Для участия в отборочном конкурсе до *18.09.09* ждем от вас песню в MP3 формате, фото и краткую биографию 
на адрес www.info@europopcontest.com 

*До встречи в Берлине!*

*Добавлено через 3 минуты*
*Положение о Конкурсе*
Конкурс включает в себя обязательную и произвольную программу.
Произвольная - песня собственного сочинения или написана специально для исполнителя, песня своей страны или очень редко звучащая в средствах массовой информации.

Обязательная - мировой хит.
Требования к кандидатам.
Участником конкурса, может стать любой исполнитель или вокальный коллектив или возрасте от 10 до 24 года, выступающий в жанре популярной песни.

Для участия в конкурсе необходимо не позднее 01.09.2009 года выслать на электронный адрес оргкомитета info@europopcontest.com песню в MP3 формате, краткую информацию, фотографию, а также при наличии видиоматериал..
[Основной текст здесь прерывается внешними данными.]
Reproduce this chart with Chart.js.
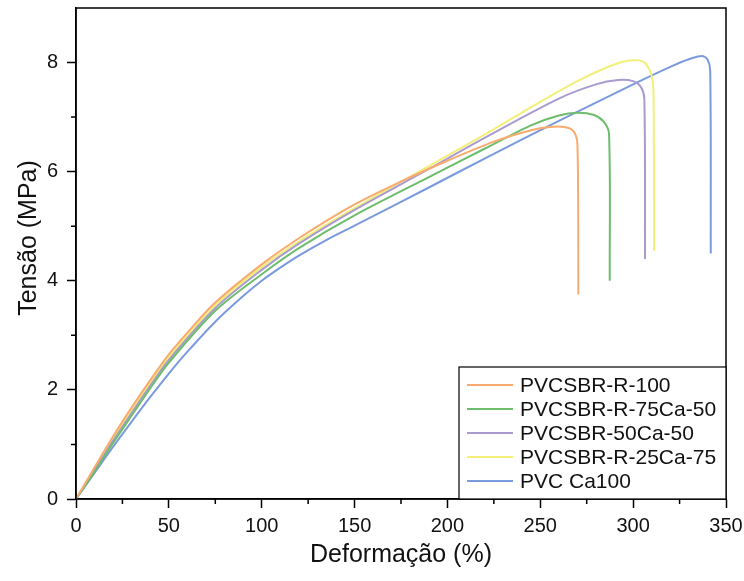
<!DOCTYPE html>
<html>
<head>
<meta charset="utf-8">
<script src="https://cdn.jsdelivr.net/npm/chart.js@4/dist/chart.umd.min.js"></script>
<style>
  body { margin: 0; background: #fff; }
  #wrap { width: 744px; height: 581px; }
</style>
</head>
<body>
<div id="wrap"><canvas id="tensileChart" width="744" height="581"></canvas></div>
<script>
// series labels and colours
const seriesNames = ['PVCSBR-R-100', 'PVCSBR-R-75Ca-50', 'PVCSBR-50Ca-50', 'PVCSBR-R-25Ca-75', 'PVC Ca100'];
const seriesColors = ['#f9aa6e', '#6dbd6d', '#a99bcf', '#f3ef78', '#7b9ade'];

// strain (%) / stress (MPa)
const strainR100 = [0, 10, 20, 30, 40, 50, 60, 75, 100, 120, 150, 175, 200, 225, 245, 255, 263, 268, 270, 270.5];
const stressR100 = [0, 0.58, 1.15, 1.68, 2.18, 2.65, 3.05, 3.6, 4.3, 4.78, 5.4, 5.82, 6.2, 6.55, 6.76, 6.82, 6.82, 6.74, 6.5, 3.75];

const strainR75 = [0, 10, 20, 30, 40, 50, 75, 100, 120, 150, 190, 220, 245, 260, 270, 279, 284, 287, 287.4];
const stressR75 = [0, 0.5, 1.03, 1.53, 2.03, 2.5, 3.45, 4.12, 4.6, 5.2, 5.9, 6.42, 6.85, 7.03, 7.08, 7.04, 6.92, 6.7, 4.0];

const strain50 = [0, 10, 20, 30, 40, 50, 75, 100, 120, 150, 190, 220, 260, 280, 292, 300, 304, 306, 306.4];
const stress50 = [0, 0.53, 1.07, 1.58, 2.08, 2.55, 3.5, 4.2, 4.68, 5.3, 6.05, 6.62, 7.34, 7.6, 7.68, 7.66, 7.56, 7.35, 4.4];

const strainR25 = [0, 10, 20, 30, 40, 50, 75, 100, 120, 150, 190, 220, 250, 270, 285, 295, 303, 307, 310, 311, 311.3];
const stressR25 = [0, 0.55, 1.1, 1.62, 2.12, 2.6, 3.55, 4.25, 4.72, 5.33, 6.1, 6.68, 7.28, 7.66, 7.9, 8.02, 8.04, 7.97, 7.75, 7.4, 4.55];

const strainCa100 = [0, 10, 20, 30, 40, 50, 60, 75, 90, 100, 110, 120, 135, 150, 190, 220, 260, 300, 320, 330, 337, 340, 341.5, 341.8];
const stressCa100 = [0, 0.48, 0.96, 1.42, 1.87, 2.3, 2.7, 3.25, 3.72, 4.0, 4.24, 4.46, 4.75, 5.01, 5.71, 6.24, 6.93, 7.6, 7.92, 8.06, 8.12, 8.06, 7.85, 4.5];

// axis ticks
const xMajorTicks = [0, 50, 100, 150, 200, 250, 300, 350];
const xMinorTicks = [25, 75, 125, 175, 225, 275, 325];
const yMajorTicks = [0, 2, 4, 6, 8];
const yMinorTicks = [1, 3, 5, 7];

const xTitle = 'Deformação (%)';
const yTitle = 'Tensão (MPa)';

const FONT = '"Liberation Sans", Arial, sans-serif';

function toPoints(xs, ys) {
    return xs.map((x, i) => ({ x: x, y: ys[i] }));
}

const seriesData = [
    toPoints(strainR100, stressR100),
    toPoints(strainR75, stressR75),
    toPoints(strain50, stress50),
    toPoints(strainR25, stressR25),
    toPoints(strainCa100, stressCa100)
];

// frame, minor ticks, axis titles and the legend box
const decorations = {
    id: 'decorations',
    afterDraw(chart) {
        const ctx = chart.ctx;
        const area = chart.chartArea;
        const xs = chart.scales.x;
        const ys = chart.scales.y;
        ctx.save();

        ctx.strokeStyle = '#000';
        ctx.lineWidth = 1.5;
        ctx.strokeRect(area.left, area.top, area.right - area.left, area.bottom - area.top);

        ctx.beginPath();
        xMinorTicks.forEach(v => {
            const px = xs.getPixelForValue(v);
            ctx.moveTo(px, area.bottom);
            ctx.lineTo(px, area.bottom + 5);
        });
        yMinorTicks.forEach(v => {
            const py = ys.getPixelForValue(v);
            ctx.moveTo(area.left, py);
            ctx.lineTo(area.left - 5, py);
        });
        ctx.stroke();

        ctx.fillStyle = '#111';
        ctx.font = '25px ' + FONT;
        ctx.textAlign = 'center';
        ctx.textBaseline = 'middle';
        ctx.fillText(xTitle, (area.left + area.right) / 2, 555);

        ctx.save();
        ctx.translate(29, 238);
        ctx.rotate(-Math.PI / 2);
        ctx.fillText(yTitle, 0, 0);
        ctx.restore();

        // legend
        const boxW = 267, boxH = 132;
        const bx = area.right - boxW, by = area.bottom - boxH;
        ctx.fillStyle = '#fff';
        ctx.fillRect(bx, by, boxW, boxH);
        ctx.lineWidth = 1.2;
        ctx.strokeStyle = '#000';
        ctx.strokeRect(bx, by, boxW, boxH);
        ctx.font = '21px ' + FONT;
        ctx.textAlign = 'left';
        chart.data.datasets.forEach((ds, i) => {
            const cy = by + 18 + i * 24;
            ctx.strokeStyle = ds.borderColor;
            ctx.lineWidth = 2;
            ctx.beginPath();
            ctx.moveTo(bx + 8, cy);
            ctx.lineTo(bx + 54, cy);
            ctx.stroke();
            ctx.fillStyle = '#111';
            ctx.fillText(ds.label, bx + 61, cy + 1);
        });
        ctx.restore();
    }
};

new Chart(document.getElementById('tensileChart'), {
    type: 'scatter',
    data: {
        datasets: seriesNames.map((name, i) => ({
            label: name,
            data: seriesData[i],
            showLine: true,
            borderColor: seriesColors[i],
            backgroundColor: seriesColors[i],
            borderWidth: 2,
            pointRadius: 0,
            tension: 0.3
        }))
    },
    options: {
        responsive: false,
        animation: false,
        layout: { padding: { left: 0, top: 8, right: 18, bottom: 0 } },
        plugins: {
            legend: { display: false },
            tooltip: { enabled: false }
        },
        scales: {
            x: {
                type: 'linear',
                min: 0,
                max: 350,
                afterFit(scale) {
                    scale.height = 82;
                    scale.paddingLeft = 0;
                    scale.paddingRight = 0;
                },
                afterBuildTicks(scale) { scale.ticks = xMajorTicks.map(v => ({ value: v })); },
                border: { color: '#000', width: 1.5 },
                grid: { drawOnChartArea: false, tickLength: 9, tickColor: '#000', tickWidth: 1.5 },
                ticks: { color: '#111', padding: 6, maxRotation: 0, font: { family: FONT, size: 20 } }
            },
            y: {
                type: 'linear',
                min: 0,
                max: 9,
                afterFit(scale) {
                    scale.width = 76;
                    scale.paddingTop = 0;
                    scale.paddingBottom = 0;
                },
                afterBuildTicks(scale) { scale.ticks = yMajorTicks.map(v => ({ value: v })); },
                border: { color: '#000', width: 1.5 },
                grid: { drawOnChartArea: false, tickLength: 9, tickColor: '#000', tickWidth: 1.5 },
                ticks: { color: '#111', padding: 9, font: { family: FONT, size: 20 } }
            }
        }
    },
    plugins: [decorations]
});
</script>
</body>
</html>
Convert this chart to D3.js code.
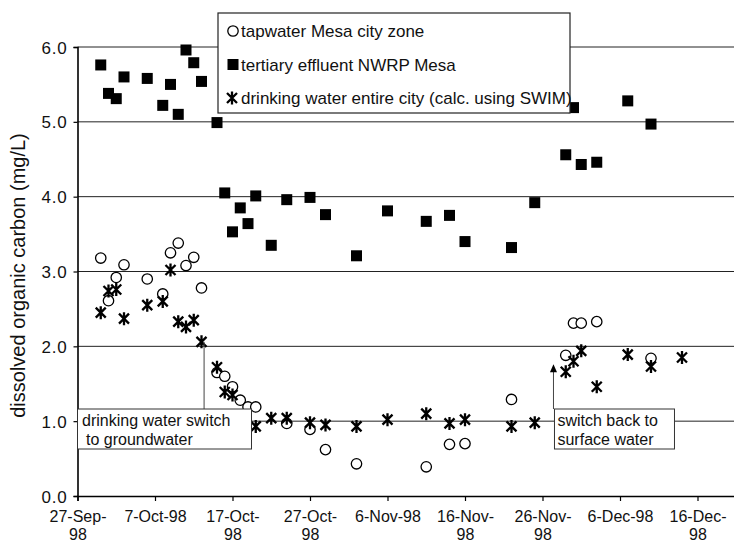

(Оргкомитет не берет на себя расходы по почтовым пересылкам, присланных на конкурс материалов, а также не возвращает их обратно).
Более подробная информация  на сайте

----------


## krumuz

Berliner Perle - FOREVER!!!:smile:

----------


## Mazaykina

Думаю, для того, чтобы у потенциальных участников появилось конкретное желание - надо выкладывать демо материал о прошедших фестивалях. А то- выбор на сегодня ОГРОМНЫЙ, а вот исполнительский уровень, состав жюри  и т.д. можно увидель только в видео репортажах или на крайний случай, аудио и фото. 
Надеюсь, у вашего фестиваля уже накоплен такой материал?  
Не принимайте, только лично на свой счет. 
Такое же предложение я написала* всем, интересующим меня организаторам.*

----------


## Euro Pop Contest

> Надеюсь, у вашего фестиваля уже накоплен такой материал?


Конечно!
Это участники и победители прошлого года. На 4.44 минуте победительница

----------


## Mazaykina

Сегодня прошел Всегерманский отборочный полуфинал. Я тоже помогала организаторам чем могла. (например, знаниями пауер поинта- делала презентационные слайды участников, спонсоров, партнеров) Пришлось и на видео-микшерных пультах постоять. Прикооольно. Но самое главное, что ребята МОЛОДЦЫ!!!! Есть такие звездочки, просто заслушаться можно.  Как только будет видео готово- обязательно выставлю, чтоб показать, что у нас тут тоже есть кому петь!!! (Если честно, я уже в этом стала сомневаться. Увы, современные дети не хотят заниматься серьезно, все делают только в свое удовольствие, а понимание, что пение - это колоссальный труд есть ДАЛЕКО не у каждого). Даааа, я представляю, как трудно придется жюри в ноябре отобрать лучших...

----------


## Euro Pop Contest

*8 международный конкурс исполнитетелй популярной песни 
«Berliner Perle 2009»*
*ФИНАЛ*

*13, 14, 15 ноября 2009. Начало в 16 ч.* 

*В Российском Доме Науки и Культуры
Friedrichstr. 176-179 | 10117 Berlin* 

В конкурсе принимаю участие лучшие молодые исполнители поп музыки от 10 до 24 лет из Израиля, Казахстана, Испании, Кипра, Мальты, Голландии, Италии, Румынии, Польши, Болгарии, Латвии, Литвы, Эстонии, Молдавии, Белоруссии, Украины, России, Португалии, Сербии, Киргизстана, Германии.

Почетные гости конкурса: 
Гран-При Berliner Perle 2008 Alina Eremia, экс солист группы US5 Винц Томас, немецкая певица и актриса Нина Хаген, танцевальный дует Funky Lovers и другие.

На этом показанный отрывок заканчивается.